There were two years left on the team’s arena lease, but after much legal wrangling the City finally relented and negotiated a settlement that gave it up to $75 million, the team’s name, logo and history, and a vague promise from NBA Commissioner David Stern that Seattle would be considered to have another NBA team sometime in the future.
Here’s a little Buffalo sports history: The Buffalo Braves started play as an NBA expansion team in 1970, the same year the Sabres joined the NHL. The Braves situation was unsettled from the start. The franchise was originally awarded to a group of investors headed by Phillip Ryan and Peter Crotty. When that group had problems in stepped local businessman Paul Snyder, who had sold his Freezer Queen company to Nabisco. The team’s general manager was Eddie Donovan, the former St. Bonaventure coach who had helped build the New York Knicks into an NBA champion as that team’s GM.
Buffalo struggled early, but things started improving when the team hired head coach Jack Ramsay in 1972. The emergence of the 1972-73 Rookie of the Year, Center Bob McAdoo, and the development of guard Randy Smith, a 1971 seventh round pick from Division III Buffalo State, keyed the improvement. In the 1973-74 season, bolstered by the addition of veteran forward Jim McMillan and rookie point guard Ernie DiGregorio, the Braves posted a winning record (42-40) for the first time and made the playoffs. (By the way, the Braves played some regular NBA season games in Toronto’s Maple Leaf Garden during that season). Buffalo then lost a highly controversial playoff series to the Boston Celtics, who went on to win the NBA title.

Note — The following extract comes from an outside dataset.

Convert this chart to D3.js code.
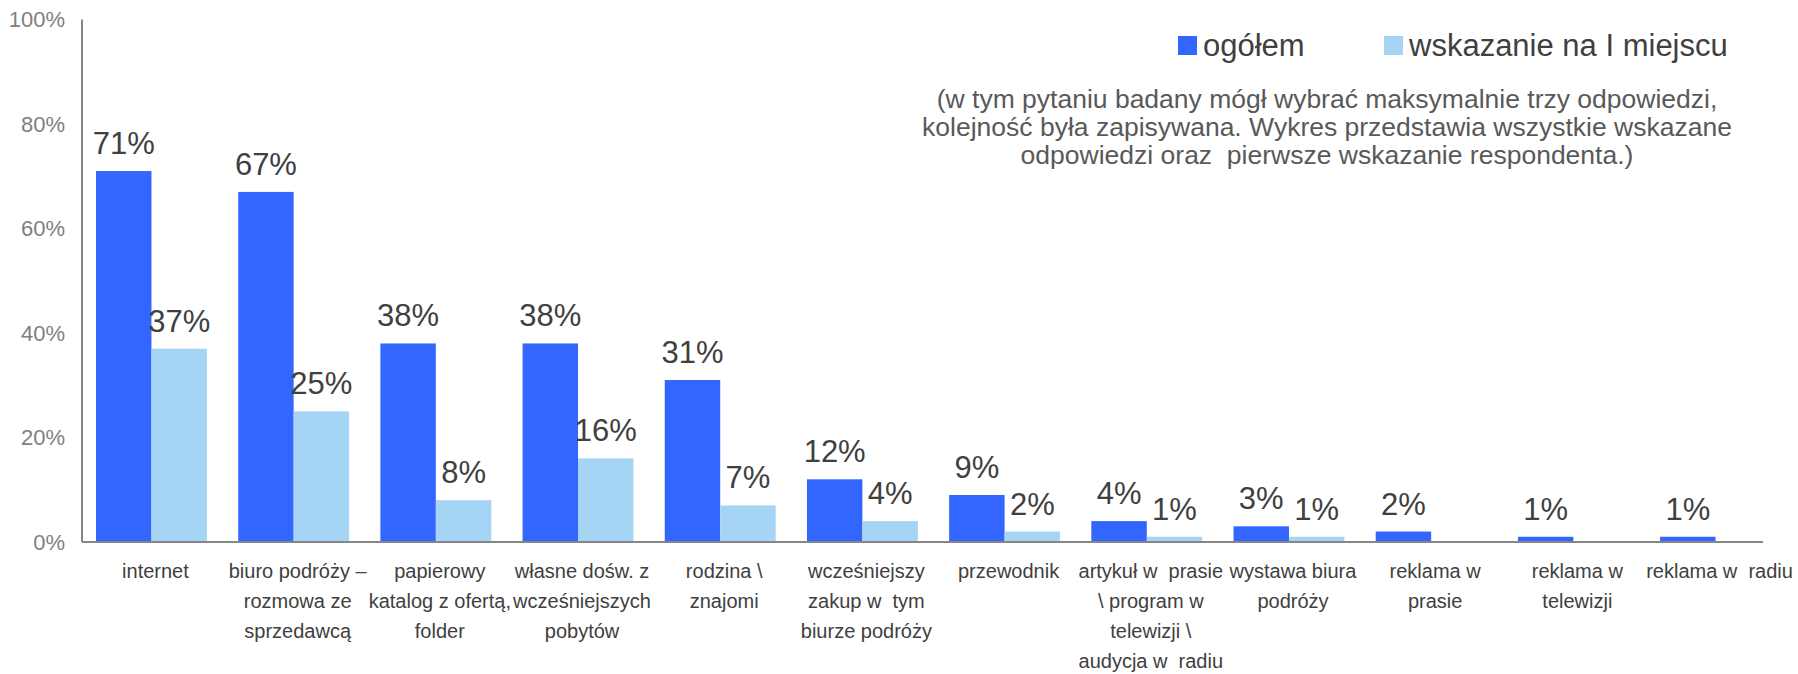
<!DOCTYPE html>
<html>
<head>
<meta charset="utf-8">
<script src="https://cdn.jsdelivr.net/npm/d3@7"></script>
<style>
  body { margin: 0; background: #fff; }
  svg { font-family: "Liberation Sans", Arial, sans-serif; display: block; }
  svg text { white-space: pre; }
</style>
</head>
<body>
<div id="chart"></div>
<script>
// Dane wykresu
const categories = [
  ['internet'],
  ['biuro podróży –', 'rozmowa ze', 'sprzedawcą'],
  ['papierowy', 'katalog z ofertą,', 'folder'],
  ['własne dośw. z', 'wcześniejszych', 'pobytów'],
  ['rodzina \\', 'znajomi'],
  ['wcześniejszy', 'zakup w  tym', 'biurze podróży'],
  ['przewodnik'],
  ['artykuł w  prasie', '\\ program w', 'telewizji \\', 'audycja w  radiu'],
  ['wystawa biura', 'podróży'],
  ['reklama w', 'prasie'],
  ['reklama w', 'telewizji'],
  ['reklama w  radiu']
];
const ogolem = [71, 67, 38, 38, 31, 12, 9, 4, 3, 2, 1, 1];
const pierwsze = [37, 25, 8, 16, 7, 4, 2, 1, 1, null, null, null];
const seriesNames = ['ogółem', 'wskazanie na I miejscu'];
const yTicks = [0, 20, 40, 60, 80, 100];
const noteLines = [
  '(w tym pytaniu badany mógł wybrać maksymalnie trzy odpowiedzi,',
  'kolejność była zapisywana. Wykres przedstawia wszystkie wskazane',
  'odpowiedzi oraz  pierwsze wskazanie respondenta.)'
];

const W = 1798, H = 674;
const colors = ['#3366FF', '#A6D4F4'];

const svg = d3.select('#chart').append('svg')
  .attr('width', W)
  .attr('height', H);

// Skale
const x = d3.scaleBand()
  .domain(d3.range(categories.length))
  .range([82, 1785])
  .paddingInner(0.22)
  .paddingOuter(0.0985);

const x1 = d3.scaleBand()
  .domain([0, 1])
  .range([0, x.bandwidth()]);

const y = d3.scaleLinear()
  .domain([0, 100])
  .range([542, 19.5]);

// Oś Y
svg.append('line')
  .attr('x1', 82).attr('x2', 82)
  .attr('y1', y(100)).attr('y2', y(0))
  .attr('stroke', '#868686').attr('stroke-width', 2);

svg.append('g')
  .selectAll('text')
  .data(yTicks)
  .enter().append('text')
  .attr('x', 65)
  .attr('y', d => y(d))
  .attr('dy', '0.35em')
  .attr('text-anchor', 'end')
  .style('font-size', '22px')
  .attr('fill', '#808080')
  .text(d => d + '%');

// Słupki
const series = [ogolem, pierwsze];
series.forEach((vals, s) => {
  const items = vals.map((v, i) => ({ i, v })).filter(d => d.v !== null);

  svg.append('g')
    .selectAll('rect')
    .data(items)
    .enter().append('rect')
    .attr('x', d => x(d.i) + x1(s))
    .attr('y', d => y(d.v))
    .attr('width', x1.bandwidth())
    .attr('height', d => y(0) - y(d.v))
    .attr('fill', colors[s]);

  svg.append('g')
    .selectAll('text')
    .data(items)
    .enter().append('text')
    .attr('x', d => x(d.i) + x1(s) + x1.bandwidth() / 2)
    .attr('y', d => y(d.v) - 17)
    .attr('text-anchor', 'middle')
    .style('font-size', '31px')
    .attr('fill', '#404040')
    .text(d => d.v + '%');
});

// Linia bazowa
svg.append('line')
  .attr('x1', 82).attr('x2', 1763)
  .attr('y1', y(0)).attr('y2', y(0))
  .attr('stroke', '#868686').attr('stroke-width', 2);

// Etykiety kategorii
const catG = svg.append('g');
categories.forEach((lines, i) => {
  const t = catG.append('text')
    .attr('text-anchor', 'middle')
    .style('font-size', '20px')
    .attr('fill', '#404040');
  lines.forEach((ln, k) => {
    t.append('tspan')
      .attr('x', x(i) + x.bandwidth() / 2 + 4)
      .attr('y', 578 + k * 30)
      .text(ln);
  });
});

// Legenda
const legend = svg.append('g');
const legendX = [1178, 1384];
seriesNames.forEach((name, s) => {
  legend.append('rect')
    .attr('x', legendX[s]).attr('y', 36)
    .attr('width', 19).attr('height', 19)
    .attr('fill', colors[s]);
  legend.append('text')
    .attr('x', legendX[s] + 25).attr('y', 56)
    .style('font-size', '31px')
    .attr('fill', '#404040')
    .text(name);
});

// Notatka
svg.append('g')
  .selectAll('text')
  .data(noteLines)
  .enter().append('text')
  .attr('x', 1327)
  .attr('y', (d, i) => 108 + i * 28)
  .attr('text-anchor', 'middle')
  .style('font-size', '26.5px')
  .attr('fill', '#595959')
  .text(d => d);
</script>
</body>
</html>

The Braves improved to 49-33 and made another trip to the playoffs in the 1974-75 season, as McAdoo won the MVP award (he averaged 34.5 points, 14.1 rebounds and 2.12 blocks per game). Buffalo’s attendance was good for that era, an average of 11,397 a game. The Braves lost a heart-breaking seven-game playoff series to Washington. After the season Donovan left the Braves and returned to the Knicks’ general manager’s post.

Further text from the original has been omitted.